Most of the 30 counterfeit Italian products are produced in Guangzhou or Wenzhou, according to an earlier report by China Youth Daily.

"When people talk about Italian products, they know they are buying into the best quality in the world. But if the consumers find they have paid a high price for something that is totally not worth it, it will cause irreparable harm to (authentic) Italian brands," Laspina said.

Whether consumers of counterfeit brands are truly unaware of the origin of their bargain luxury goods or simply wish to sample a lifestyle that they may not be able to afford, a look back into the history of Chinese fashion may help decipher the country's widespread mentality of brand-worshiping.

"For people of my generation, a foreign brand means style, quality, and perhaps the only thing you need to be fashionable," said 58-year-old Lu Yongli.

Following the fashion show by Pierre Cardin in the Cultural Palace of Nationality in Beijing decades ago, scores of brands, including Playboy, Montagut and Cartelo, quickly penetrated bigger cities such as Beijing and Shanghai in the late 1980s and became a symbol of status and wealth.

Statistics from Southern Weekly showed that during the country's first international luxury exhibition in Shanghai in 2005, business transactions totaled 200 million yuan ($31.7 million) within three days.

"A leather bag belonging to a dageda (the Chinese label for the first generation to use cell phones) previously could have any foreign logo on it and would have been considered a luxury item. Today, it would have to be LV, or perhaps Hermes," Lu said.
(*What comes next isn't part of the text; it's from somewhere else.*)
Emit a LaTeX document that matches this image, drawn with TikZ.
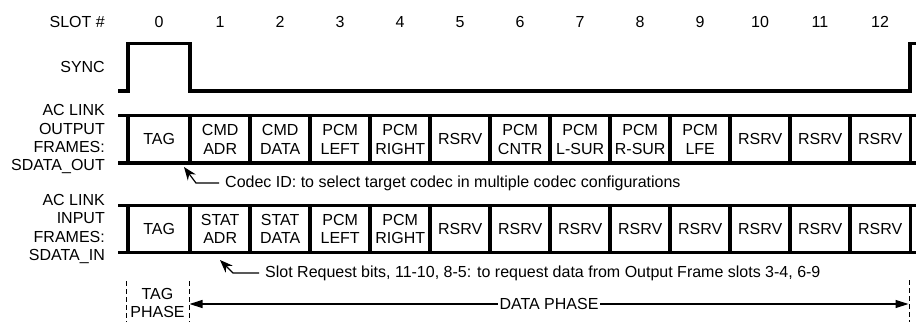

Lu, a Shanghai housewife, remembered purchasing her first luxury bag—a red Playboy calfskin shoulder bag—in the early 1990s.

She recalled the bag cost her 700 yuan, while the average monthly income at the time was around 200 yuan. It was not available in domestic stores and was brought by relatives from overseas.

"Luxuries, then and now, may still be comparatively expensive, but unavailability made them more precious, just like the Hermes Birkins bags today," Lu said.

Zhou Ting, an associate professor at University of International Business and Economics in Beijing and an expert on the luxury industry, said the problem partly stems from the limited supply of authentic luxury items. "Essentially, demand from the country's emerging middle class greatly outstrips the amount that brands can supply," said Zhou.

But Giovanni Musacchi, chief executive officer of Italian Fashion Way China, explained the conundrum facing Italian workshops and brands that venture into China, "a market where three big cities "consume as much attire" as Italy.

"Of course we don't need to tell our partners what a large market China is. The major concern for most of the companies would be, after arriving in the market, how to supply such a large nation while not lowering quality," he said.

Musacchi's company currently works with about 300 Italian fashion brands, which often prefer to seek cooperation with Chinese companies.